There are people who do notice the mess, and hate it. They would give anything to be able to stand long enough to do the dishes. They would love to be able to bend over and clean behind the toilet. They would love to have two little boys who make it necessary to do that.
I’m not disabled.
I am so thankful for my health, and that I am physically able to make these changes and develop these habits.
Fix for cracking thumb… rub a little A&D ointment in that spot before bed. It will never happen again.
Emu oil is also great for skin-related stuff.
Extra helpful when your thumb is cracked: put on those thin surgical gloves once you’ve rubbed the ointment on. I prefer to do this during the day, and then distract myself by doing something ‘active’ but dry like folding laundry. This way you hand gets nice and warm and takes up the ointment better, and you don’t have to sleep with them on.
I hear you.

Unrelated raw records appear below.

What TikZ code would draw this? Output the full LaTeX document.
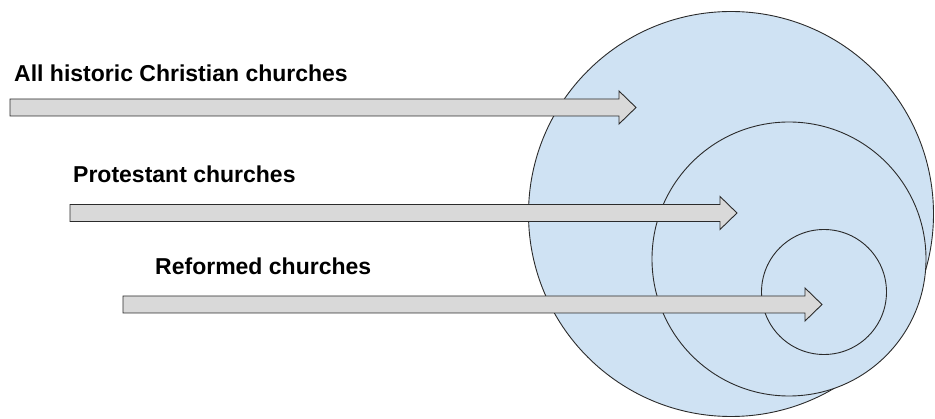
\documentclass[tikz,border=0pt]{standalone}
\usepackage{fontspec}
\setmainfont{Liberation Sans}
\definecolor{circfill}{HTML}{CFE2F3}
\definecolor{arrfill}{HTML}{D9D9D9}
\definecolor{edgecol}{HTML}{2B2B2B}
\tikzset{
  setcircle/.style={circle, draw=edgecol, fill=circfill, line width=0.9pt, inner sep=0pt},
  blockarrow/.style={draw=edgecol, fill=arrfill, line width=0.9pt, line join=miter},
  lbl/.style={anchor=base west, inner sep=0pt, font=\bfseries\fontsize{23}{26}\selectfont}
}
\newcommand\myarrow[3]{% x1, x2, y
  \draw[blockarrow] (#1,#3-8.5) -- (#2-17,#3-8.5) -- (#2-17,#3-16.5) -- (#2,#3)
    -- (#2-17,#3+16.5) -- (#2-17,#3+8.5) -- (#1,#3+8.5) -- cycle;}
\begin{document}
\begin{tikzpicture}[x=1pt,y=-1pt]
\useasboundingbox (0,0) rectangle (935,419);
\node[setcircle, minimum size=405pt] (big) at (731,214) {};
\node[setcircle, minimum size=274pt] (mid) at (789,259) {};
\node[setcircle, minimum size=125pt] (small) at (824,292) {};
\myarrow{10}{636}{107.5}
\myarrow{70}{737}{213}
\myarrow{123}{822}{304.5}
\node[lbl] (t1) at (14,82) {All historic Christian churches};
\node[lbl] (t2) at (73,183) {Protestant churches};
\node[lbl] (t3) at (155,275) {Reformed churches};
\end{tikzpicture}
\end{document}
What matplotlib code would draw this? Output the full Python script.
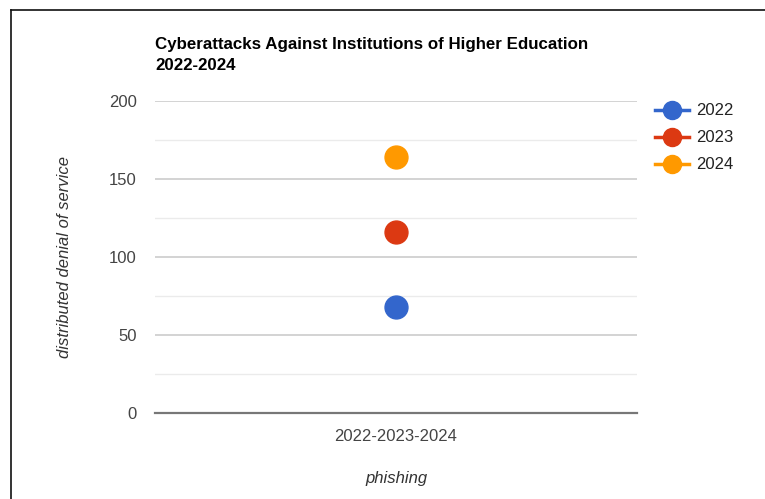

I AM disabled – progressive MS. Currently using a walker, and hobbling around upright – barely. Transitioning to a wheelchair sometime in the next few months. Yup – the area behind the toilet – heck the whole outside of the toilet, the shower floor, tub floor, all the floors period – all things I can’t manage myself. But I can do counters, sinks and the inside/top of the toilet still. I can still tidy and put away – very very slowly but I do get there (like the sloths in Zootopia!). It is making me very efficient about leaving things out where they shouldn’t be, as it just makes more work later. Asking for help has been a hard lesson to learn, but humility is different from humiliation, and I try to hold to that. A dirty, messy, unkept house would be humiliating. Getting my family members to do various things I cannot do is just humbling.